The Company has appointed a Compliance Officer to implement the proper mitigation and control efforts in detecting and preventing bribery and corruption practices that might occur in the Company. In addition, the Compliance Officer is also responsible to verify documents in order to ensure the validity and accuracy of the transaction before being processed further by each authorized officer for approval. The Compliance Officer wrote her initials at the verified document.

The policy for Anti-Bribery and Corruption was formalized by the Company on October 14, 2021 with the document number Indonet/POL/CORP/05 – Anti Bribery and Corruption Policy.

Socialization of Anti-Bribery and Corruption to Employees

The Company has a policy to organize training and socialization of Anti-bribery and Corruption at least once a year in order to improve employees’ awareness on what they should and should not do to comply with the policy.

Attendance and fulfillment of the training is mandatory and is a part of employee assessment.
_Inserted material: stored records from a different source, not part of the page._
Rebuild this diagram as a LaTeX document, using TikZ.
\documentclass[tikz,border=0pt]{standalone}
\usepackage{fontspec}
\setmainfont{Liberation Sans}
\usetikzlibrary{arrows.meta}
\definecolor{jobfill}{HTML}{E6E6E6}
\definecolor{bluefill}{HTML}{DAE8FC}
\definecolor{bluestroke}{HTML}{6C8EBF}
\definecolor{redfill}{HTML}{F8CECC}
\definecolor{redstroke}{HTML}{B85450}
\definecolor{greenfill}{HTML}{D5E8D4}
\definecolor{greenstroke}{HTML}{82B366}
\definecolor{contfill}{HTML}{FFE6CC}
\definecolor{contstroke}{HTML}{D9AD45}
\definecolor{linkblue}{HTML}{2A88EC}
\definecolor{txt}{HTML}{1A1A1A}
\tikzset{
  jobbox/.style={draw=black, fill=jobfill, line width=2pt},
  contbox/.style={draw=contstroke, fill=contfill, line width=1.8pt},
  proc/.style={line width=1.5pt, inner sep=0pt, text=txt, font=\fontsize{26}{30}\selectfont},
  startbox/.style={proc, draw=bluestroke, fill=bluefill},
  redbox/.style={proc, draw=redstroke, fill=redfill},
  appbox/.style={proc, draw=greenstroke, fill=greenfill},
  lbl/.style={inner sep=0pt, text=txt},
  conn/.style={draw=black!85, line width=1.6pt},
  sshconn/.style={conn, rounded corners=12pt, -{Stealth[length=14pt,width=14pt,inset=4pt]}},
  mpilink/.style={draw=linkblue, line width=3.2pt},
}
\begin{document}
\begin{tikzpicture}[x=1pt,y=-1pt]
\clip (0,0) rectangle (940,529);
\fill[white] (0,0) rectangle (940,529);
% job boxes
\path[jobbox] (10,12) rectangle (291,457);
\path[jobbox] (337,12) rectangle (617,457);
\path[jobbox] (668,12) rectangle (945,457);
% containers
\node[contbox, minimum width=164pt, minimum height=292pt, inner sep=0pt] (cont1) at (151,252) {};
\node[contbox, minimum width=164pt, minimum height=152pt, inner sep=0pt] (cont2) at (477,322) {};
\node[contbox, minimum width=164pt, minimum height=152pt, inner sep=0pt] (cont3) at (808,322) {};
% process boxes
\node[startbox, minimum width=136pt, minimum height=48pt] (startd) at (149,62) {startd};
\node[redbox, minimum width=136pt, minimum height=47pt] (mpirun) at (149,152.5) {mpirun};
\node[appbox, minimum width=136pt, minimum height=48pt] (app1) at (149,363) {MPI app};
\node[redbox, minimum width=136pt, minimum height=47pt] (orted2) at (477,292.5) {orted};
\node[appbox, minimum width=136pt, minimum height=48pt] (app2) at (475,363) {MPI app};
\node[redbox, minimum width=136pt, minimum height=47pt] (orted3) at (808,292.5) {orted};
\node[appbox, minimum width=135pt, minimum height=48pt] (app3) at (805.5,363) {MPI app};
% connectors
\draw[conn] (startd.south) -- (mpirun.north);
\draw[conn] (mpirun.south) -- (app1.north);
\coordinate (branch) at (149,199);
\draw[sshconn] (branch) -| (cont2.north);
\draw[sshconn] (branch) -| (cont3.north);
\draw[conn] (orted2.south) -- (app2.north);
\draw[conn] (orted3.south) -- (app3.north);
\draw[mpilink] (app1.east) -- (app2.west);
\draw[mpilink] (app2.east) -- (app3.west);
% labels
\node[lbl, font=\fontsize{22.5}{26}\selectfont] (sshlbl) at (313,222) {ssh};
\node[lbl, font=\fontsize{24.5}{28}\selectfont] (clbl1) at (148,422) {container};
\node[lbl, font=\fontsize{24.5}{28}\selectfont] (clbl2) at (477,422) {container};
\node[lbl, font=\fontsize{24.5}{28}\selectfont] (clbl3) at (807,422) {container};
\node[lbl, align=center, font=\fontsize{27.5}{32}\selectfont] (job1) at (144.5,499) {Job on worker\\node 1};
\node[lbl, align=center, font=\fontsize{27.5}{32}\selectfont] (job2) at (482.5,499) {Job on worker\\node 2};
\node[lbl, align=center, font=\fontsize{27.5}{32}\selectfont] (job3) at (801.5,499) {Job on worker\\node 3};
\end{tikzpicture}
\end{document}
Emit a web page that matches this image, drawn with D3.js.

Related to this training and socialization, the Company assigned the Internal Audit Unit/HR/ Compliance Officer and/or relevant external advisor to organize the training and in order to provide a comprehensive knowledge regarding anti-bribery and corruption to all employees.

The HR function shall keep all the notes related to the materials and the list of attendants in the internal training of anti-bribery and corruption in the last 5 (five) years.